Vietnamese pastor sentenced to prisonBy Mennonite World Conference
A former independent Mennonite pastor in Vietnam was sentenced to 11 years in prison on March 26 after being convicted of “undermining national solidarity” by the Gia Lai provincial People’s Court in Pleiku.
Nguyen Cong Chinh, also known as Nguyen Thanh Long, 43, has long been harassed by the security police in the central highlands of Vietnam.
(The April 2 MWR carried a brief report of Chinh’s sentencing based on an Associated Press report.)
Chinh was arrested April 28, 2011, and detained until trial.
According to the Saigon Giai Phong (Liberation) newspaper, Chinh confessed to the crime of propaganda against the state, proclaiming himself “pastor in charge of the highlands Mennonite Protestants,” and “engaging in tactics to entice ethnic minorities into wrongdoing.” The official Vietnamese News Agency reported he continued even though he was repeatedly warned.
His sentence will be reviewed by a higher court within a few weeks.
Although religious groups have been granted greater freedom in recent years, the government has implemented stricter policies among the ethnic minorities it fears might threaten political solidarity.

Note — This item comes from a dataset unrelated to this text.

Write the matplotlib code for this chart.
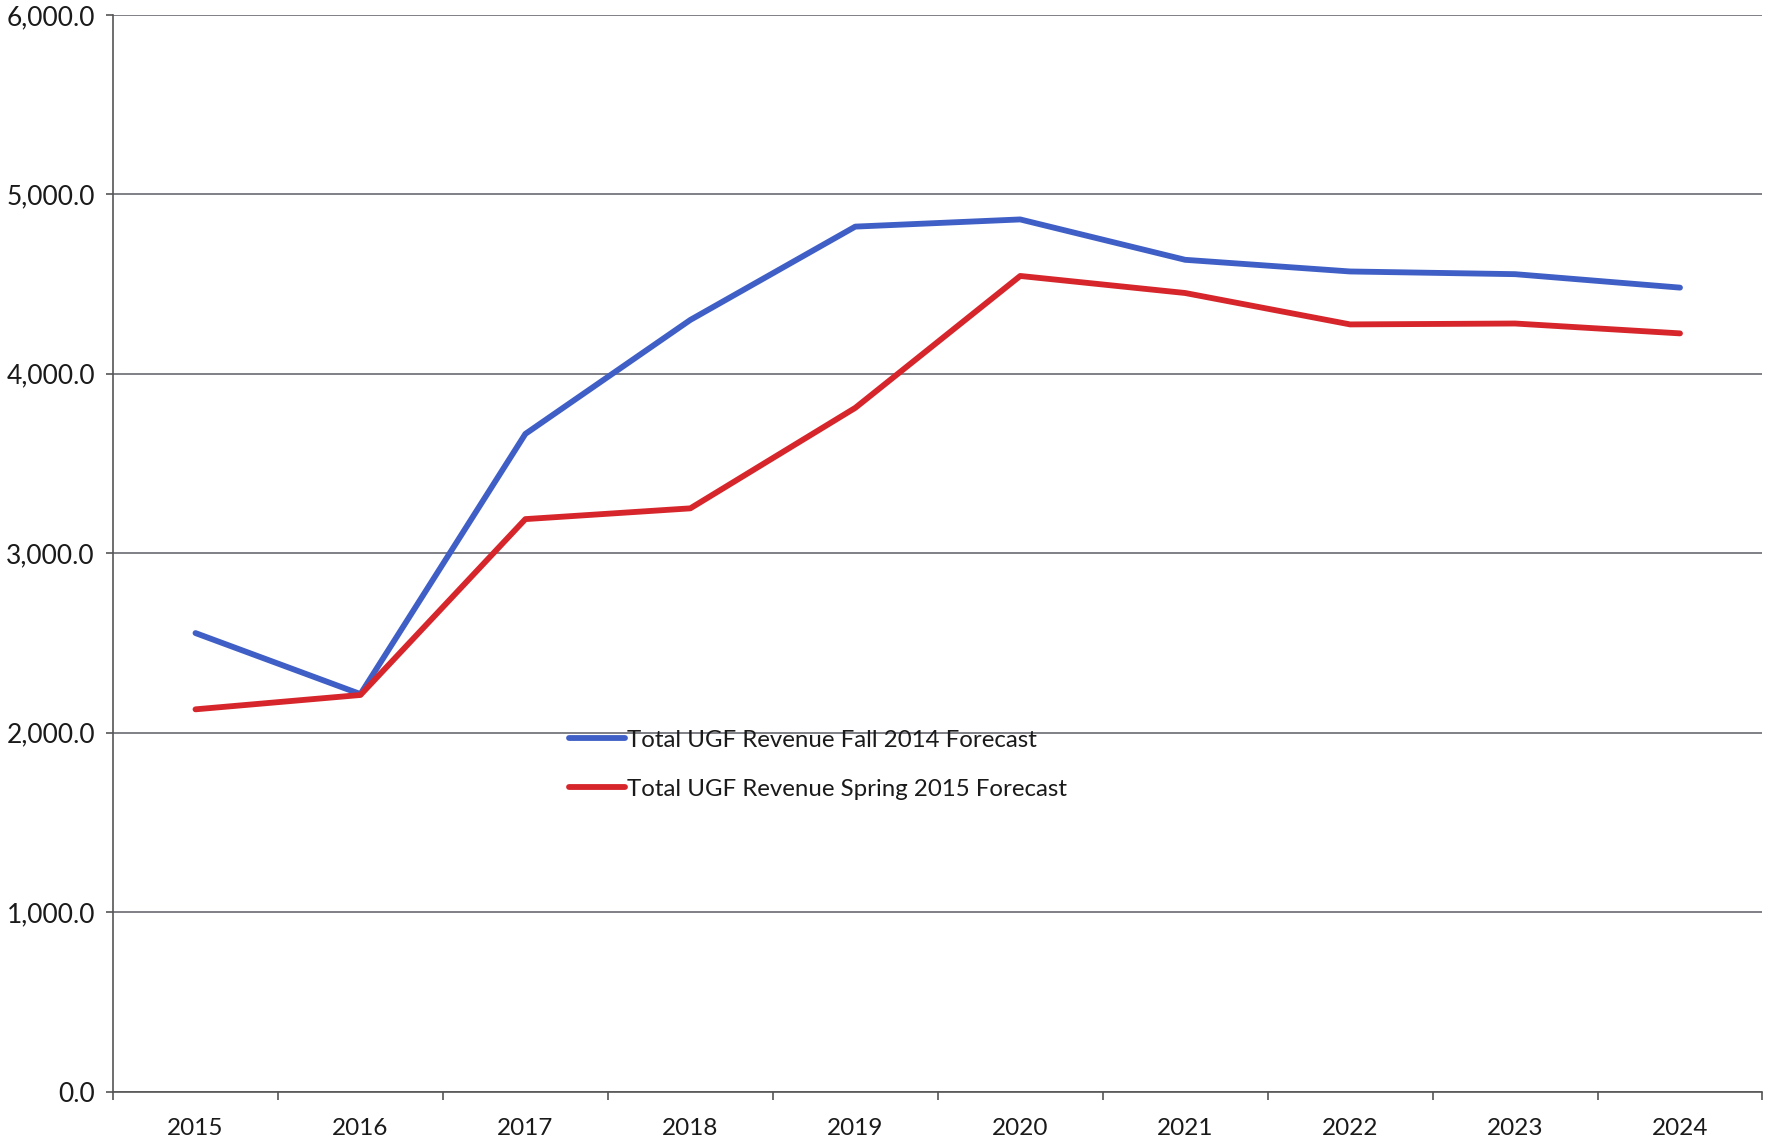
import numpy as np
import matplotlib.pyplot as plt
from matplotlib.ticker import FuncFormatter, FixedLocator

years = ['2015', '2016', '2017', '2018', '2019', '2020', '2021', '2022', '2023', '2024']
fall_2014 = [2555, 2215, 3665, 4300, 4820, 4860, 4635, 4570, 4555, 4480]
spring_2015 = [2130, 2210, 3190, 3250, 3810, 4545, 4450, 4275, 4280, 4225]
labels = ['Total UGF Revenue Fall 2014 Forecast', 'Total UGF Revenue Spring 2015 Forecast']

plt.rcParams['font.family'] = ['Lato', 'DejaVu Sans']

fig = plt.figure(figsize=(17.66, 11.43), dpi=100)
ax = fig.add_axes([0.064, 0.045, 0.934, 0.942])

x = np.arange(len(years))
ax.plot(x, fall_2014, color='#3F5FC6', lw=4.2, solid_capstyle='round', label=labels[0], zorder=3)
ax.plot(x, spring_2015, color='#D6262B', lw=4.2, solid_capstyle='round', label=labels[1], zorder=3)

ax.set_xlim(-0.5, len(years) - 0.5)
ax.set_ylim(0, 6000)
ax.set_yticks(np.arange(0, 6001, 1000))
ax.yaxis.set_major_formatter(FuncFormatter(lambda v, p: '{:,.1f}'.format(v)))
ax.grid(axis='y', color='#6a6a72', lw=1.2)
ax.set_axisbelow(True)

ax.set_xticks(x)
ax.set_xticklabels(years)
ax.xaxis.set_minor_locator(FixedLocator(np.arange(-0.5, len(years), 1.0)))
ax.tick_params(axis='x', which='major', length=0, pad=19, labelsize=17.5, labelcolor='#1a1a1a')
ax.tick_params(axis='x', which='minor', length=6, width=1.2, color='#555555')
ax.tick_params(axis='y', length=5, width=1.2, color='#555555', pad=8, labelsize=19,
               labelcolor='#1a1a1a')

for s in ['top', 'right']:
    ax.spines[s].set_visible(False)
for s in ['left', 'bottom']:
    ax.spines[s].set_color('#555555')
    ax.spines[s].set_linewidth(1.2)

leg = ax.legend(loc='upper left', bbox_to_anchor=(0.2635, 0.356), frameon=False,
                fontsize=17.3, handlelength=2.3, handletextpad=0.1, labelspacing=1.15)
for t in leg.get_texts():
    t.set_color('#1a1a1a')

fig.savefig('out.png', dpi=100)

During the past decade, many evangelical Christian congregations among the ethnic minorities have been granted full legal status by the government.
In July 2003, Chinh attended a Mennonite conference in Ho Chi Minh City along with Christians from the Jarai ethnic minority.
When the Mennonite church divided into two groups in late 2004, Chinh related closely with the Vietnam Evangelical Mennonite Church, then under the leadership of Nguyen Hong Quang. When Chinh built an unauthorized place of meeting for his church in Kon Tum, it was soon destroyed by authorities.
Over the next few years, Chinh attempted to bring Christians from several ethnic minorities into a broad fellowship. When disciplined by the church in 2008 for inappropriate conduct and stripped of his leadership role, Chinh resigned from the Mennonite church and reported he was leader of the United Montagnard Christian Church.
Chinh has been frequently harassed, beaten and detained by security police, and regularly reported this harassment to the press. He was detained for a few months in 2009. Upon release, he reported he was leading an independent Mennonite fellowship.
China has become affiliated with the Lutheran Church Fellowship in Vietnam, which condemned the “unjust trial” and heavy prison sentence, declaring he committed no crime.
Chinh is married with young children.